The Truel - Answer
Your best strategy is to fire into the air! Doing so will make you the most likely to survive of any of the truelists!
Let's consider the alternatives. Obviously, you don't want to fire at Sandy. If you fire at Sandy and kill him, then Pat is certain to kill you with the next shot. So shooting at Sandy is the worst strategy.
If you fire at Pat and kill her, then it's just down to you and Sandy, and Sandy gets the first shot. So Sandy has a 50% chance of killing you right away. If Sandy misses, you have a 30% chance of killing him, after which he has another 50% chance of killing you, if, as is 70% likely, you miss. So Sandy's chance of killing you on the second round is .5 * .7 * .5. Similarly, the chance that Sandy will kill you on the third round is .5 * .7 * .5 * .7 * .5. Continuing, we see that the total chance that Sandy will eventually kill you is the sum of a geometric progression with first term .5 and constant ratio .7 * .5. This sum is .5 / (1 - (.7 * .5)) = . 5 / (1 - .35) = .5 / .65 = .769 (approximately). So your chance of survival (if you kill Pat on the first round) is just .231.
But now suppose you fire into the air on the first round. Sandy, who shoots next, will, in his own self-interest, fire at his strongest opponent, Pat. (If he doesn't, Pat will kill him with the next shot and retain a 70% chance of survival for herself, or 100% if Sandy killed you with the first shot.) If Sandy kills Pat (50% chance), then it's down to you and Sandy again, but you get the first shot. An analysis similar to that in the previous paragraph shows that your chance of survival is now .3 / (1 - (.7 * .5)) = .3 / (1 - .35) = .462.
If Sandy misses Pat (50% chance), then Pat will, logically, choose to kill Sandy rather than you (since Sandy is more dangerous to her), leaving you with one shot at Pat before Pat kills you. Your chance of survival in this case is clearly 30%.
So overall, if you fire into the air, your chance of survival is (.5 * .462) + (.5 * .3) = .381. Not that great, but better than your chances if you fire at Sandy or Pat on the first round. (If you fire at Sandy on the first round, you have a 70% chance of missing, which leads to the .381 probability of survival just calculated, plus a 30% chance of hitting him and being immediately killed by Pat, so your chance of survival is .7 * .381 + .3 * 0 = .267. If you fire at Pat on the first round, your chance of survival, similarly, is .7 * .381 + .3 * .231 = .336.)
Your chances of survival after deloping are also better than those of the other truelists. After you delope, Sandy will survive if he kills Pat (50% chance) and survives the remaining duel with you (we previously calculated your chances in this duel as .462, so Sandy's is 1 - .462 = .538). So Sandy's overall chance of survival is .5 * .538 = .269.
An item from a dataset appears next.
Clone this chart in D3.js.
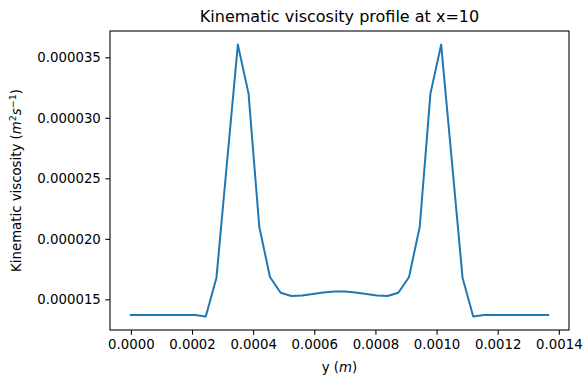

Pat will survive if, after you delope, Sandy misses her (50% chance), and if, after she then kills Pat (100% chance), you miss her on your next shot (70% chance). So Pat's chance of survival is .5 * .7 = .35.
So you, the worst shot, are the most likely to survive the truel!
[Note: some people suggest that, based on reasoning similar to the above, each truelist will fire into the air on every shot, ensuring that all will survive. But the conditions of the problem specify that the truel goes on until there is only one survivor. The above solution assumes that any truelist prefers a strategy that leaves him or her with a better-than-even chance of survival to a strategy that condemns them all to a lifetime of continuing the truel. That ensures that if Pat gets a turn, she will definitely break the impasse by killing Sandy, which means that Sandy's best strategy must be to try to kill Pat.]
Important Disclaimer
No one was actually killed or even injured in the creation of this problem. No animals were harmed either. It's just a puzzle. Don't fight any real truels at home.